Contemporary and 21st-Century Practices
- Street Art / Urban Art — c. 1990s–present; stencils, paste-ups, and murals in public space; global phenomenon; ranges from guerrilla commentary to commissioned murals. Key artists: Banksy, Shepard Fairey (OBEY), Os Gemeos, Invader, JR.
- Düsseldorf School of Photography — c. 1976–present; large-format, deadpan, typological photography emerging from the Kunstakademie Düsseldorf under Bernd and Hilla Becher; systematic documentation of industrial structures. Key artists: Bernd and Hilla Becher (founders), Andreas Gursky, Thomas Struth, Thomas Ruff, Candida Höfer.
- YBAs (Young British Artists) — c. 1988–2000s; provocative, conceptual, media-savvy; associated with dealer Charles Saatchi and Goldsmiths College. Key artists: Damien Hirst, Tracey Emin, Chris Ofili, Rachel Whiteread, Sarah Lucas.
- New Leipzig School — c. 2000s (Germany); figurative painting revived in Leipzig; painterly craft combined with conceptual edge. Key artists: Neo Rauch, Tim Eitel.
- Digital Art / Net Art — c. 1990s–present; art made with or distributed via digital technology; includes generative, browser-based, and AI-assisted work. Key artists: Hito Steyerl, Casey Reas, Rafael Rozendaal; early net art: JODI.
- NFT Art — c. 2021–present; blockchain-authenticated digital art; high-profile sales (Everydays by Beeple, 2021).
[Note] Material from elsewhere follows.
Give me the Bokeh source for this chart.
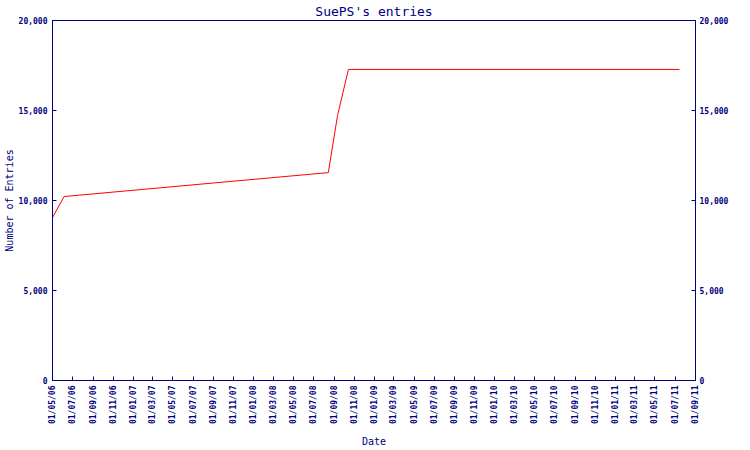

Key artists: Beeple, Pak, XCopy.
- Relational Aesthetics — c. 1990s; art as social interaction and situation rather than object; theorized by Nicolas Bourriaud. Key artists: Rirkrit Tiravanija, Liam Gillick, Philippe Parreno.
- Afrofuturism (visual art strand) — c. 1990s–present; Black speculative imagination, sci-fi, and diasporic history combined in visual culture. Key artists: Kehinde Wiley, Kerry James Marshall, Ellen Gallagher, Wangechi Mutu.
- Post-Internet Art — c. 2008–present; art made in and for an environment saturated with internet images; slick surfaces, digital aesthetics in physical media. Key artists: Artie Vierkant, Harm van den Dorpel, Petra Cortright.